- Associated Press - Saturday, December 5, 2015

DUBUQUE, Iowa (AP) - Tammy Huntington silently prayed in a tiny chapel for the children of Holy Family Catholic Schools.

“(I) just pray for … all the children, as they grow up, to make good choices and to love one another and all that good stuff,” Huntington said.

Earlier this month, Holy Family began to invite parents to participate in Eucharistic adoration inside the Wahlert Catholic High School/Mazzuchelli Catholic Middle School chapel from 7:30 a.m. to 2:30 p.m. each Monday that school is held. Adults either register for a time slot or drop by to be prayerful witnesses for the children.

Eucharistic adoration is uninterrupted prayer before the Blessed Sacrament, a consecrated Eucharistic host, usually displayed in an ornamental vessel.

The Telegraph Herald (http://bit.ly/1NpGjXJ ) reports that students also stop by the chapel to pray a few minutes when their schedule allows.

“It’s really good. Being at a Catholic school, it gives us various opportunities to practice our faith,” said Adeline Jochum, a senior at Wahlert.

Holy Family offered Eucharistic adoration to students occasionally in the past.
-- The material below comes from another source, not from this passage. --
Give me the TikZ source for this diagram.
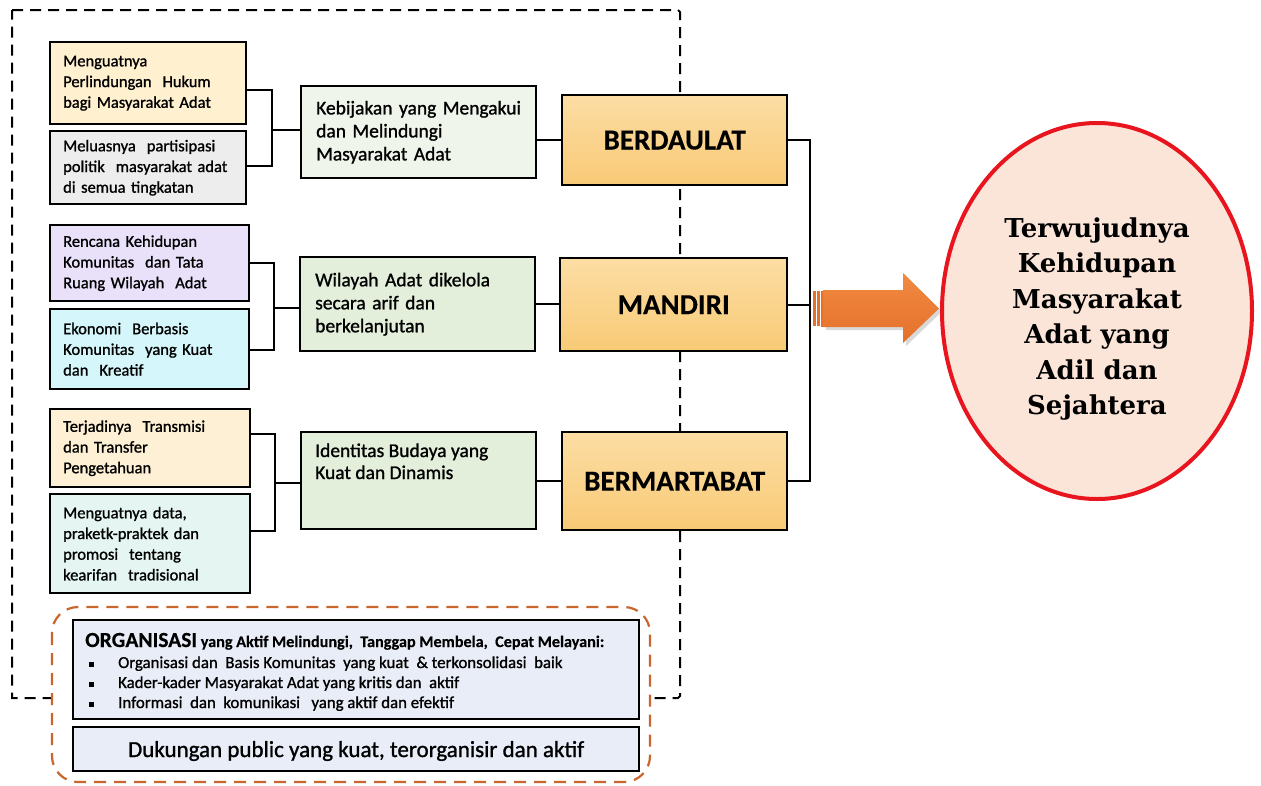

Chief Administrator Carol Trueg said Steve and Connie Hardie, Wahlert alumni and parents of Wahlert alumni, suggested asking parents to pray for their students during adoration.

“Their rationale, with which I and others in the campus ministry program agreed, was to create opportunities for grace to offset the increasing challenges to holiness that students and adults face,” Trueg said.

Amy Freund and Sheila Ward serve as parent coordinators, and they encourage people to participate.

“I really feel like God is calling me to do this,” Freund said, adding. “Who wouldn’t want to pray for their kids?”

The goal is to have two people signed up to pray every half-hour. On Monday, all the time slots were filled.

Parents wear lanyards that state “I am PRAYING FOR YOU today” when they participate.

“It’s a way for our students to see us putting our faith in action,” Freund said.

Jochum appreciated parents taking time out of their busy schedules.

“I think students always need prayers. It just helps,” she said.

Eucharistic adoration is a common devotional at Catholic high schools and is practiced by several tri-state-area churches.

Huntington, whose four daughters attend Holy Family schools, said she didn’t truly understand Eucharistic adoration until she prayed her first hour Nov. 2. In the quietness of the chapel, Huntington felt a sense of calm and peacefulness flow through her.

“It made me feel wonderful,” she said. “It made me feel like I could get through my busy days and get through everything if I just stopped and calmed myself and prayed for that little bit of time during my week.”

Before she knew it, Huntington registered to pray from 10 a.m. to 11 a.m. every Monday through Christmas.

“I feel like I would miss it if I didn’t do it,” she said. “To sit down and know that my children are right here in this building and to pray for them is wonderful.”